Bon Tan, a 70-year-old local, said local activities have badly distorted the citadel; noting that residents had widened all four gates.
“And no government agencies have stepped in,” he said.
The commune and provincial authorities have been passing the buck to each other for years.
Higher officials say the commune is directly responsible for the state of its historical sites while the latter says they have received no permission or instructions on which to act.
Until it collapses
When the Royal Phu Van Lau Pavilion partially collapsed in the town of Hue due to massive termite damage, it reminded people that many wood relics in the former capital are under the same threat while many of its temples have been damaged beyond repair.
The wooden frames of relics near the pavilion are now hollow and their roofs leak.
Phan Thanh Hai, director of Hue Relic Preservation Center, said that local relics have deteriorated beyond their capacity to repair them and that the culture ministry needs to invest further to help mitigate these problems.
“The number of endangered relics in Hue is rather high. Most now require grand restorations… It’s a hard problem to solve as we lack the necessary funds.”
The government raised nearly VND90 billion for preservation from the state budget and entrance tickets a year, but Hai called the sum “salt in the sea” compared to the amount of work that needs to be done.
Local architects said that less than half of the temples’ wood can be reused if they are to be rebuilt.
The caretakers assigned to at some of the dilapidated temples say there’s nothing they can do to stop them from collapsing.
Local donations only meet one hundredth of the estimated construction cost, while the provincial authorities have turned a blind eye to the issue.

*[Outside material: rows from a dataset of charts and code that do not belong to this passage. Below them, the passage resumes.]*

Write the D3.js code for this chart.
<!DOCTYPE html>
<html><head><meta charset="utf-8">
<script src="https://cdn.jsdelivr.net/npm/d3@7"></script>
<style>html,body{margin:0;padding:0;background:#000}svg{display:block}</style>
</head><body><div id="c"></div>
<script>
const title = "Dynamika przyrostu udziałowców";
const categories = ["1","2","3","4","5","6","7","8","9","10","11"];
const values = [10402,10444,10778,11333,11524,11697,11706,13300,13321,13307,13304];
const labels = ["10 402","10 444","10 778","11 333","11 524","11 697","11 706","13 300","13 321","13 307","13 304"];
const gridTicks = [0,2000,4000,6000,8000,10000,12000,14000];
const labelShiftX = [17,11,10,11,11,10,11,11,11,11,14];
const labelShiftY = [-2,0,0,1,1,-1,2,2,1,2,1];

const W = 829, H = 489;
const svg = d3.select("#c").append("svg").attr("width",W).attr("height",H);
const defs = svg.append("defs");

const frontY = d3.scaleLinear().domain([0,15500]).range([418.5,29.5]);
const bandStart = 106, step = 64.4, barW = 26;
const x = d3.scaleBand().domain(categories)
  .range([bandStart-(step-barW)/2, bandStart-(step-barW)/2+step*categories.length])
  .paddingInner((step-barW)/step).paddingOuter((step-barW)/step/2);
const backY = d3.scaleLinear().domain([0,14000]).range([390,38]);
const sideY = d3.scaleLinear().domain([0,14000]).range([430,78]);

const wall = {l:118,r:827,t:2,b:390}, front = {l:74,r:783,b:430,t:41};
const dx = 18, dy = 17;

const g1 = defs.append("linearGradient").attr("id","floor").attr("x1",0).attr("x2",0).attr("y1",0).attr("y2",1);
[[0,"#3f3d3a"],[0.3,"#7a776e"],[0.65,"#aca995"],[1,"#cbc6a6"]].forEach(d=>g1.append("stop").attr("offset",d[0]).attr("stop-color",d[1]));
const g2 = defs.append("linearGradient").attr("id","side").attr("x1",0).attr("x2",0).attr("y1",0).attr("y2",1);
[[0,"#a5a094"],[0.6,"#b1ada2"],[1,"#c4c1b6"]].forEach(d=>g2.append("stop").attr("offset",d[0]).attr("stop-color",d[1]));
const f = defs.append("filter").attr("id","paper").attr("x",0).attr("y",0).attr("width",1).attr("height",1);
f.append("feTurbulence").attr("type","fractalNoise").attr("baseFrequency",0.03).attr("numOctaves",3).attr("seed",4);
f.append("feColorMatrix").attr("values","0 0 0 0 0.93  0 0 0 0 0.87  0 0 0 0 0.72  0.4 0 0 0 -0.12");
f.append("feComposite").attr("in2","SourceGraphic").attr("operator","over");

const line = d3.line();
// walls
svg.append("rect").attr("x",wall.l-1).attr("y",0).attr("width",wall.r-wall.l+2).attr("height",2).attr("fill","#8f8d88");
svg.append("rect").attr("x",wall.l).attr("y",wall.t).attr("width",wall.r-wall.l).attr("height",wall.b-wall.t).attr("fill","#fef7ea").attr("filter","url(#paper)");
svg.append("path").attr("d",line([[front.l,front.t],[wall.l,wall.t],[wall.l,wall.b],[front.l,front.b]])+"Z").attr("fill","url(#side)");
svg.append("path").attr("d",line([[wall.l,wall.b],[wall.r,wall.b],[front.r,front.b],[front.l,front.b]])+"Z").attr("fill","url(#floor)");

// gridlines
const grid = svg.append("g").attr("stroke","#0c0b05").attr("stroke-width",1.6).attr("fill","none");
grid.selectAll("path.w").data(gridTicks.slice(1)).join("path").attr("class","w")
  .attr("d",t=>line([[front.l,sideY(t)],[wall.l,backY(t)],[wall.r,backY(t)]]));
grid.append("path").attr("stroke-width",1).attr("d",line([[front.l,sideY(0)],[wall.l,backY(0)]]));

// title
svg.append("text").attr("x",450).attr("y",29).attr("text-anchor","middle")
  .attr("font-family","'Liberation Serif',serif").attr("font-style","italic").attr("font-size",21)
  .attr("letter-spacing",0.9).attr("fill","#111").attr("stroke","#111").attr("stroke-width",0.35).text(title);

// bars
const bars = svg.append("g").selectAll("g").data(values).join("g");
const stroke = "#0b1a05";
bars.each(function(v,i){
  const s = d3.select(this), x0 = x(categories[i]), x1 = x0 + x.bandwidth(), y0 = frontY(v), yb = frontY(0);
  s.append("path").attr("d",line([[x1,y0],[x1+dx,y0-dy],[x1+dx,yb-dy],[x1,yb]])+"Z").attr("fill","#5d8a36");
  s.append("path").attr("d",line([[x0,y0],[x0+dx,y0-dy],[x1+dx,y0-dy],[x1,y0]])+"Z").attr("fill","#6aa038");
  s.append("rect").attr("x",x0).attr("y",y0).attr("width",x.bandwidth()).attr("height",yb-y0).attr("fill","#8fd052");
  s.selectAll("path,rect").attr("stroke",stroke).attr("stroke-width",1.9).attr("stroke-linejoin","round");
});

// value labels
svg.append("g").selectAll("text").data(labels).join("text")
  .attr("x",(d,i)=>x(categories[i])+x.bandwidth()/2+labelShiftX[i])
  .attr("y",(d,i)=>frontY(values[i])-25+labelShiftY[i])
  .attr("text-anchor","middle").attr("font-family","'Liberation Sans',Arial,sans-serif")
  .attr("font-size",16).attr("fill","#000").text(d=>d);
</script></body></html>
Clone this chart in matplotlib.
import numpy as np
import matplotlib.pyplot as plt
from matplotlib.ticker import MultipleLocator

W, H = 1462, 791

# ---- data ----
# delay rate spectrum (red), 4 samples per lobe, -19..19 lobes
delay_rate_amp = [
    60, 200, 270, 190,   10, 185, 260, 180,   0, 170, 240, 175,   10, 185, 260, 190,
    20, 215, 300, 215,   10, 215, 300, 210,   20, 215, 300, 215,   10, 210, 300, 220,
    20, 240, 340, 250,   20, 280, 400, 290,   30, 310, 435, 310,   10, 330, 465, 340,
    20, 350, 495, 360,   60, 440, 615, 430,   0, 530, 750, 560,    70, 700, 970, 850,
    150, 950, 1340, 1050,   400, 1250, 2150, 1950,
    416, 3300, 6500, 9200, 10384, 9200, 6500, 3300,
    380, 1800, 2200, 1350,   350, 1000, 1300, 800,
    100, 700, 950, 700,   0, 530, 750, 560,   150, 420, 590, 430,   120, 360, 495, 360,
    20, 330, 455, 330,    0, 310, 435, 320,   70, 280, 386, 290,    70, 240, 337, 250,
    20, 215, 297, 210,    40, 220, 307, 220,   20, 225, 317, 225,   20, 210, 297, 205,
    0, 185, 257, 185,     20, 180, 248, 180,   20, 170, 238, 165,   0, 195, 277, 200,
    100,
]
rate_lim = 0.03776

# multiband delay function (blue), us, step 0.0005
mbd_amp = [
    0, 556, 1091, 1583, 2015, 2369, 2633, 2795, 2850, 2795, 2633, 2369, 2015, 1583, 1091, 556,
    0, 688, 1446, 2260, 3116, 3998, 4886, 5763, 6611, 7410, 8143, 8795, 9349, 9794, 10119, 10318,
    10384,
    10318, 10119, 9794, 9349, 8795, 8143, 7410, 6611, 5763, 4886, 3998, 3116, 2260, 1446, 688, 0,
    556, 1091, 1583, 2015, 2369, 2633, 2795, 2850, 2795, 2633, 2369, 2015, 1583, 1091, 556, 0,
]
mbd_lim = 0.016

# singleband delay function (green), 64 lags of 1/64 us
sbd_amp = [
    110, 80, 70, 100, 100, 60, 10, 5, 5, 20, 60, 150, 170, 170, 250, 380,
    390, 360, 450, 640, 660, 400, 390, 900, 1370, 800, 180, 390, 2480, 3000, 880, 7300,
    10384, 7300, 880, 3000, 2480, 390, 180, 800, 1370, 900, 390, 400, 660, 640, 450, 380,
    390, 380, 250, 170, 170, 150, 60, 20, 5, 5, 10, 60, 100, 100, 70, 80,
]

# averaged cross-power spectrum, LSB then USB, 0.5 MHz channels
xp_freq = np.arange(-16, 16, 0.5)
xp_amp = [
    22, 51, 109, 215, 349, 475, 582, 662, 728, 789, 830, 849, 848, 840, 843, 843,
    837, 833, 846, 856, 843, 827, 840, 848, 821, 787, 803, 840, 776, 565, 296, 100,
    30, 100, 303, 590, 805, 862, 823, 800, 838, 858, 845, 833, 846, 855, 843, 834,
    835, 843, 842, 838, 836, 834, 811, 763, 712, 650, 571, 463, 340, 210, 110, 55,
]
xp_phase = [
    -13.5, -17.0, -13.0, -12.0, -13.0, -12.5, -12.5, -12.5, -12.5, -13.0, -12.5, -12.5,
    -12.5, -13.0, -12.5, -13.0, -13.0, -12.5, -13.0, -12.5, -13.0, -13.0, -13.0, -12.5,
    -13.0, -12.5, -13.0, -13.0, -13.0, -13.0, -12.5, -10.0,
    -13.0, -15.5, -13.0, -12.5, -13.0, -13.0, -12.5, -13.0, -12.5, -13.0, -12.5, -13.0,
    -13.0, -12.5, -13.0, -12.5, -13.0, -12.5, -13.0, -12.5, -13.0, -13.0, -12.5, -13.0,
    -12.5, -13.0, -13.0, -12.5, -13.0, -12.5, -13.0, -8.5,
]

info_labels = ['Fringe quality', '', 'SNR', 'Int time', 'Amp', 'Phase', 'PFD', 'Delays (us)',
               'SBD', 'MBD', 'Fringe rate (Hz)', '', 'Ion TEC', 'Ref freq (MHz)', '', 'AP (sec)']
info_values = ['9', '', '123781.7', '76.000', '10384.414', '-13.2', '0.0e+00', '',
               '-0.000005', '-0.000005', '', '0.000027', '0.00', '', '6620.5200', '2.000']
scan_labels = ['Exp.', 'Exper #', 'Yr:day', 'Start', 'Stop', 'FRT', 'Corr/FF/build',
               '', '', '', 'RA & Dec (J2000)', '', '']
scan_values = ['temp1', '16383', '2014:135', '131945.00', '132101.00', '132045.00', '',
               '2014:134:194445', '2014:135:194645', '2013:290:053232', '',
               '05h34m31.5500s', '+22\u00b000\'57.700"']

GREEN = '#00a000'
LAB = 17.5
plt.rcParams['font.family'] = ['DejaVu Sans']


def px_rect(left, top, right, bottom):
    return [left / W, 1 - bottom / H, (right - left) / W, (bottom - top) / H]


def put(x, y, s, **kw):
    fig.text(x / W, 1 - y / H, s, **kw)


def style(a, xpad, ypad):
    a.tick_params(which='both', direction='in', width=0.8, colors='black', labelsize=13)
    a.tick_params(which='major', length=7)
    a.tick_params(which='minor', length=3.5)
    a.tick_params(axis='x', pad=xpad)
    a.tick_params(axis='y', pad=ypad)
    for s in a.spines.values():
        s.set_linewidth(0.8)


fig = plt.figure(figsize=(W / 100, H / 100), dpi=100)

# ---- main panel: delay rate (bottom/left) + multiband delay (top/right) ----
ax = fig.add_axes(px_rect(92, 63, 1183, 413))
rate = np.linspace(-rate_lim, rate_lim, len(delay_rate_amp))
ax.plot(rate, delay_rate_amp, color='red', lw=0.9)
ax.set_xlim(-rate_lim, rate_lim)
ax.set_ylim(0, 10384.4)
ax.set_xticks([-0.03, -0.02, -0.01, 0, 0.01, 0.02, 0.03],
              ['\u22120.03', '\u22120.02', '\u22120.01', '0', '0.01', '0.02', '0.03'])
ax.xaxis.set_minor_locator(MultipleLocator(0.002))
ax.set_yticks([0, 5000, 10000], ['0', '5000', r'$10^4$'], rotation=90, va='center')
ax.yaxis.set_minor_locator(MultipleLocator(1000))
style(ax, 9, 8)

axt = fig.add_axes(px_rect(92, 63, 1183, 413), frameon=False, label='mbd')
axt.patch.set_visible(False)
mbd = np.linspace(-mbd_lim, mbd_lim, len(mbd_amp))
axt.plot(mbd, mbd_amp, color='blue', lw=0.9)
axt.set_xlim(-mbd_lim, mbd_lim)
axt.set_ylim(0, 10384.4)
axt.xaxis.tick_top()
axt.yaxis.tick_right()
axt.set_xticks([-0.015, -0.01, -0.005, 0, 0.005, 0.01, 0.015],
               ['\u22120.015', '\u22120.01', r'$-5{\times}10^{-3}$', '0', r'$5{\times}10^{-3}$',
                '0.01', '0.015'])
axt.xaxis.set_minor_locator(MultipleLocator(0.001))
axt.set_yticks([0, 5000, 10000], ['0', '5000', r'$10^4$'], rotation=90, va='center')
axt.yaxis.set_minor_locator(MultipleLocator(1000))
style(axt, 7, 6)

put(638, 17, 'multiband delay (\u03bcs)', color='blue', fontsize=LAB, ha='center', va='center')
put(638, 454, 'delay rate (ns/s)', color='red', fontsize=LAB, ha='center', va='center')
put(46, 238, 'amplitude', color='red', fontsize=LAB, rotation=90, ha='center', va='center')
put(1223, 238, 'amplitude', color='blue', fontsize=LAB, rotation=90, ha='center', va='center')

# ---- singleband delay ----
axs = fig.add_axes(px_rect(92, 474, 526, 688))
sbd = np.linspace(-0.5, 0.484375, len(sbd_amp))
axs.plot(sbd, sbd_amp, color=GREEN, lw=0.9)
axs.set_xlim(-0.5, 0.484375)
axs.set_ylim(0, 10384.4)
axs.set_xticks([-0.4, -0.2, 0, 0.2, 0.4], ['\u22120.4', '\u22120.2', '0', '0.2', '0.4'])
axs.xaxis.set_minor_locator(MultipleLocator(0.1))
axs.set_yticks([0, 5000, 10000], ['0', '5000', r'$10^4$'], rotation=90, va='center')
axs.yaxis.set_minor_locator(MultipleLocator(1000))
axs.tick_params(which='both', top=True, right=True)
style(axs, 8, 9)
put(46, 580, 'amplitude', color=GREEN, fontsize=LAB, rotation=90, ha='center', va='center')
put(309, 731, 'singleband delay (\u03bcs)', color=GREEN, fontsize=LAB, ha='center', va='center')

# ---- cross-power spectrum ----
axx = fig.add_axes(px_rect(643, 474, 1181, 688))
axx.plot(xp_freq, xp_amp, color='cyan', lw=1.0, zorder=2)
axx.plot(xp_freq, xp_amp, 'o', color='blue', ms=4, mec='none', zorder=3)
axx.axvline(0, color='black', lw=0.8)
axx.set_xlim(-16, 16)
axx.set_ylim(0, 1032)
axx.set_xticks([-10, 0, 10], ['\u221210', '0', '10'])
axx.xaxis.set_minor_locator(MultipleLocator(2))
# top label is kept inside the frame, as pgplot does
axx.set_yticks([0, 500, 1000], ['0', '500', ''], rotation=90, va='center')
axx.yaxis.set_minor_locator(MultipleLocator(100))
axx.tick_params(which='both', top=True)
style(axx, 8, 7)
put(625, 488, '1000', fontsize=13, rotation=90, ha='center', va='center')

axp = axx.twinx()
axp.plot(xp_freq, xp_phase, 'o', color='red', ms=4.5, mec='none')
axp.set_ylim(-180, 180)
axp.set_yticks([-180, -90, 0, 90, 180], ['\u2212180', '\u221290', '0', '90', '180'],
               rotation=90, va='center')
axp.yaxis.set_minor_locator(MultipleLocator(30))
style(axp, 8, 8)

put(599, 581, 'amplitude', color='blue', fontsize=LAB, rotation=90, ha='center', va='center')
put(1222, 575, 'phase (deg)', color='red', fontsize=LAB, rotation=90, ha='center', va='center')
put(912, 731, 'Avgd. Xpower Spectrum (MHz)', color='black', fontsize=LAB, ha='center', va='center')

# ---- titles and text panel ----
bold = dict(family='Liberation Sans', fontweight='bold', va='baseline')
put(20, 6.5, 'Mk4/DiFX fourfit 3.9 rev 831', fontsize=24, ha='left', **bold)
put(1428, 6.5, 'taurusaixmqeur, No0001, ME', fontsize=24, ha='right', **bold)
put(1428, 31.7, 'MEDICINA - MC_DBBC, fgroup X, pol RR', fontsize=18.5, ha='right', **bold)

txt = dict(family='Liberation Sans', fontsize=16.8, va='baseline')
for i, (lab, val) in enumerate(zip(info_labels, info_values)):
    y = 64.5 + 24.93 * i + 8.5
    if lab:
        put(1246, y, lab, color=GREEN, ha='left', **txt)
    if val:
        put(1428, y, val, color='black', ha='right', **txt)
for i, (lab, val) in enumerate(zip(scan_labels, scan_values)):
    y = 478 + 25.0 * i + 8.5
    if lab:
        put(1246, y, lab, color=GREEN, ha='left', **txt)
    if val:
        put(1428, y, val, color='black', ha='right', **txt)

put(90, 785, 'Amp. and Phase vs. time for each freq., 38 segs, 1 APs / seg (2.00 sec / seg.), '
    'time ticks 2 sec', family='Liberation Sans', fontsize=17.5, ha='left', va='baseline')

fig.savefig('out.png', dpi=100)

“Our village has called on the culture department many times but we’ve seen no restoration work started,” Tran Cong Ly, who manages An Cu temple, said.
The unique Hoang Son temple, which many consider the most beautiful in flood-prone central Vietnam, has also been left to face the weather by itself, although it became a national heritage in 1984 and was included in a 2007 restoration plan.
The temple was built in Nghe An Province in 1764 to worship a son of King Ly Thai To who ended one thousand years of Chinese occupation.
When government support is worse
Residents in Hanoi’s ancient village of Duong Lam have condemned the VND1 billion restoration projects for each of their houses on the grounds that the money was not properly used.
Ten local houses received government restoration funds, only to watch their interior beams replaced with poor quality wood.
A village road was recently ripped up to be paved with bricks; not long after VND5 billion was purportedly spent on pasting the soil with tar.
Locals called it a wasteful joke.
Kinh, the culture academic, simly said: “Restoration that does nothing to maintain the original value means nothing.”
The projects have claimed many old trees and the bamboo thickets that once bore the hallmark of the village.
Certain portions of the road now sit 50 to 70 centimeters above the floors of the surrounding homes--leaving them heavily flooded by rain.